WHAT YOU ARE ASKED TO DO: Write the data below out exactly as it stands. Do not include the pictures.

+---+

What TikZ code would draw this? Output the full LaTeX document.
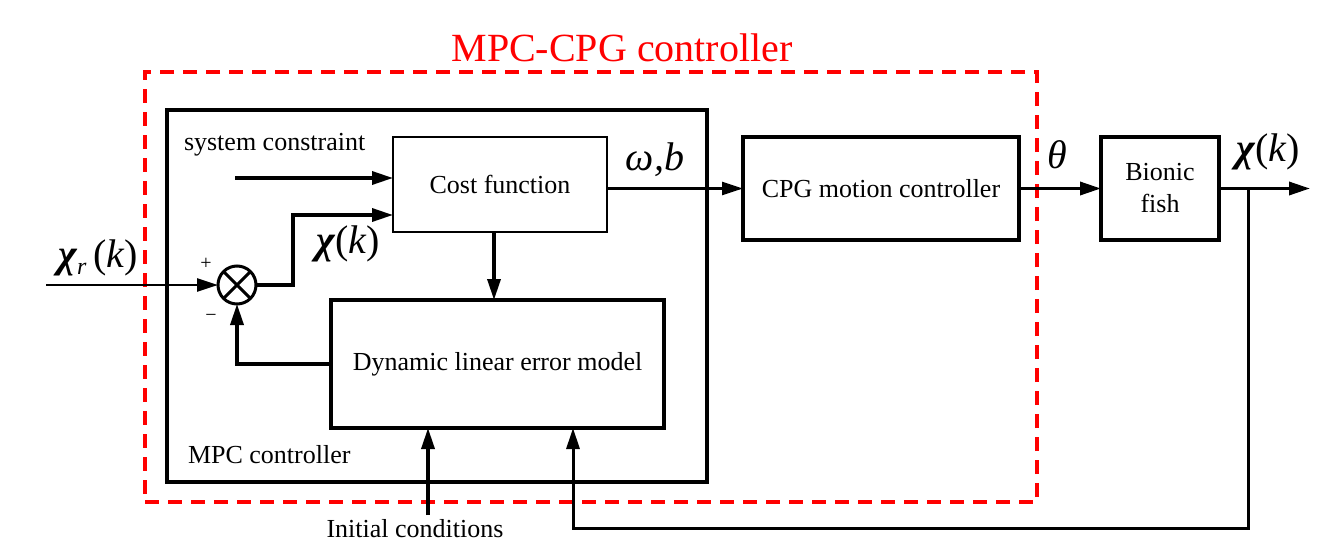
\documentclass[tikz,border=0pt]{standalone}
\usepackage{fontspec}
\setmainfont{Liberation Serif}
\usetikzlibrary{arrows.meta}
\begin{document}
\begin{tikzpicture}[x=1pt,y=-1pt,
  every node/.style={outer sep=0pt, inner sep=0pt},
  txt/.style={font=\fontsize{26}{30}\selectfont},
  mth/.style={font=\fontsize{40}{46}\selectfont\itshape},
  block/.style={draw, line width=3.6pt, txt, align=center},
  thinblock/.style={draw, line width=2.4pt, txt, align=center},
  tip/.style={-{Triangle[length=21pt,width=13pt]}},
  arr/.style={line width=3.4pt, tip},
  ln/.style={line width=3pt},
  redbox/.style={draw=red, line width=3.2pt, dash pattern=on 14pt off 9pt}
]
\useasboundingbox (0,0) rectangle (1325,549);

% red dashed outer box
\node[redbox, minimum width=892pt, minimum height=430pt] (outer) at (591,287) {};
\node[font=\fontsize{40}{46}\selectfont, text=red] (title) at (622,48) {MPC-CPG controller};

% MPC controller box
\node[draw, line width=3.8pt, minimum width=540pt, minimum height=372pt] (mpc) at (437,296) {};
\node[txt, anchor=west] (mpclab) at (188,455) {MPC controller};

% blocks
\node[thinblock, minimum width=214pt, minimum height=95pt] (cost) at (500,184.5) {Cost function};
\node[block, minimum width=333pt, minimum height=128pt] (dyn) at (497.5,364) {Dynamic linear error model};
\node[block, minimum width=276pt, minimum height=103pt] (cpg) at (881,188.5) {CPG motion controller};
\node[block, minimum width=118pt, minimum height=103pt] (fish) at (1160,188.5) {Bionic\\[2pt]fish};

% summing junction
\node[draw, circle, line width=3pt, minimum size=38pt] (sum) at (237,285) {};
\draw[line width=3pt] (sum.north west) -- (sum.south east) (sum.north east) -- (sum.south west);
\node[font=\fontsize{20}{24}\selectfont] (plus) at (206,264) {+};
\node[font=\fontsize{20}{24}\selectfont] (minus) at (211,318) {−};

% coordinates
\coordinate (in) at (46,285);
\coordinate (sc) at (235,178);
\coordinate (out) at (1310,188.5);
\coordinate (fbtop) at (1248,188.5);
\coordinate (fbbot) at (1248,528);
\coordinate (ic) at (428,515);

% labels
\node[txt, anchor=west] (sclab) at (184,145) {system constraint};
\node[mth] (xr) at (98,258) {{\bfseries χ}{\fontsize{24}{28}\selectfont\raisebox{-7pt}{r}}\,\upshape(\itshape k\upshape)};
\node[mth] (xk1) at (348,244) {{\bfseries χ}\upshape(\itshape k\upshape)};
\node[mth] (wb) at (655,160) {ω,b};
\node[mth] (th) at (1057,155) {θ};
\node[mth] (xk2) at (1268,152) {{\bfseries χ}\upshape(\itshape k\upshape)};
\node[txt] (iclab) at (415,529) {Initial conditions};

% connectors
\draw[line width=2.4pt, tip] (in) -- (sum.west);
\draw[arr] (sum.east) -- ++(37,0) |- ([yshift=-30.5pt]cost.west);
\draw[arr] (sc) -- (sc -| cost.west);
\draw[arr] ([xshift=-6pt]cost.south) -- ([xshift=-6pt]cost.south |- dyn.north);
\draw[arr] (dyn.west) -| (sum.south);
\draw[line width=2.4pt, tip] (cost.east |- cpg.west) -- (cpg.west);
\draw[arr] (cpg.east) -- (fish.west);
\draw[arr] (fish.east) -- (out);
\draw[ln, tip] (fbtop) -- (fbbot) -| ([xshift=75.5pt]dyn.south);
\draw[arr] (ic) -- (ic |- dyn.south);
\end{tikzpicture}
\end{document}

+---+

TASK RESPONSE:
What TikZ code would draw this? Output the full LaTeX document.
\documentclass[tikz,border=0pt]{standalone}
\usepackage{fontspec}
\setmainfont{Liberation Serif}
\usetikzlibrary{arrows.meta}
\begin{document}
\begin{tikzpicture}[x=1pt,y=-1pt,
  every node/.style={outer sep=0pt, inner sep=0pt},
  txt/.style={font=\fontsize{26}{30}\selectfont},
  mth/.style={font=\fontsize{40}{46}\selectfont\itshape},
  block/.style={draw, line width=3.6pt, txt, align=center},
  thinblock/.style={draw, line width=2.4pt, txt, align=center},
  tip/.style={-{Triangle[length=21pt,width=13pt]}},
  arr/.style={line width=3.4pt, tip},
  ln/.style={line width=3pt},
  redbox/.style={draw=red, line width=3.2pt, dash pattern=on 14pt off 9pt}
]
\useasboundingbox (0,0) rectangle (1325,549);

% red dashed outer box
\node[redbox, minimum width=892pt, minimum height=430pt] (outer) at (591,287) {};
\node[font=\fontsize{40}{46}\selectfont, text=red] (title) at (622,48) {MPC-CPG controller};

% MPC controller box
\node[draw, line width=3.8pt, minimum width=540pt, minimum height=372pt] (mpc) at (437,296) {};
\node[txt, anchor=west] (mpclab) at (188,455) {MPC controller};

% blocks
\node[thinblock, minimum width=214pt, minimum height=95pt] (cost) at (500,184.5) {Cost function};
\node[block, minimum width=333pt, minimum height=128pt] (dyn) at (497.5,364) {Dynamic linear error model};
\node[block, minimum width=276pt, minimum height=103pt] (cpg) at (881,188.5) {CPG motion controller};
\node[block, minimum width=118pt, minimum height=103pt] (fish) at (1160,188.5) {Bionic\\[2pt]fish};

% summing junction
\node[draw, circle, line width=3pt, minimum size=38pt] (sum) at (237,285) {};
\draw[line width=3pt] (sum.north west) -- (sum.south east) (sum.north east) -- (sum.south west);
\node[font=\fontsize{20}{24}\selectfont] (plus) at (206,264) {+};
\node[font=\fontsize{20}{24}\selectfont] (minus) at (211,318) {−};

% coordinates
\coordinate (in) at (46,285);
\coordinate (sc) at (235,178);
\coordinate (out) at (1310,188.5);
\coordinate (fbtop) at (1248,188.5);
\coordinate (fbbot) at (1248,528);
\coordinate (ic) at (428,515);

% labels
\node[txt, anchor=west] (sclab) at (184,145) {system constraint};
\node[mth] (xr) at (98,258) {{\bfseries χ}{\fontsize{24}{28}\selectfont\raisebox{-7pt}{r}}\,\upshape(\itshape k\upshape)};
\node[mth] (xk1) at (348,244) {{\bfseries χ}\upshape(\itshape k\upshape)};
\node[mth] (wb) at (655,160) {ω,b};
\node[mth] (th) at (1057,155) {θ};
\node[mth] (xk2) at (1268,152) {{\bfseries χ}\upshape(\itshape k\upshape)};
\node[txt] (iclab) at (415,529) {Initial conditions};

% connectors
\draw[line width=2.4pt, tip] (in) -- (sum.west);
\draw[arr] (sum.east) -- ++(37,0) |- ([yshift=-30.5pt]cost.west);
\draw[arr] (sc) -- (sc -| cost.west);
\draw[arr] ([xshift=-6pt]cost.south) -- ([xshift=-6pt]cost.south |- dyn.north);
\draw[arr] (dyn.west) -| (sum.south);
\draw[line width=2.4pt, tip] (cost.east |- cpg.west) -- (cpg.west);
\draw[arr] (cpg.east) -- (fish.west);
\draw[arr] (fish.east) -- (out);
\draw[ln, tip] (fbtop) -- (fbbot) -| ([xshift=75.5pt]dyn.south);
\draw[arr] (ic) -- (ic |- dyn.south);
\end{tikzpicture}
\end{document}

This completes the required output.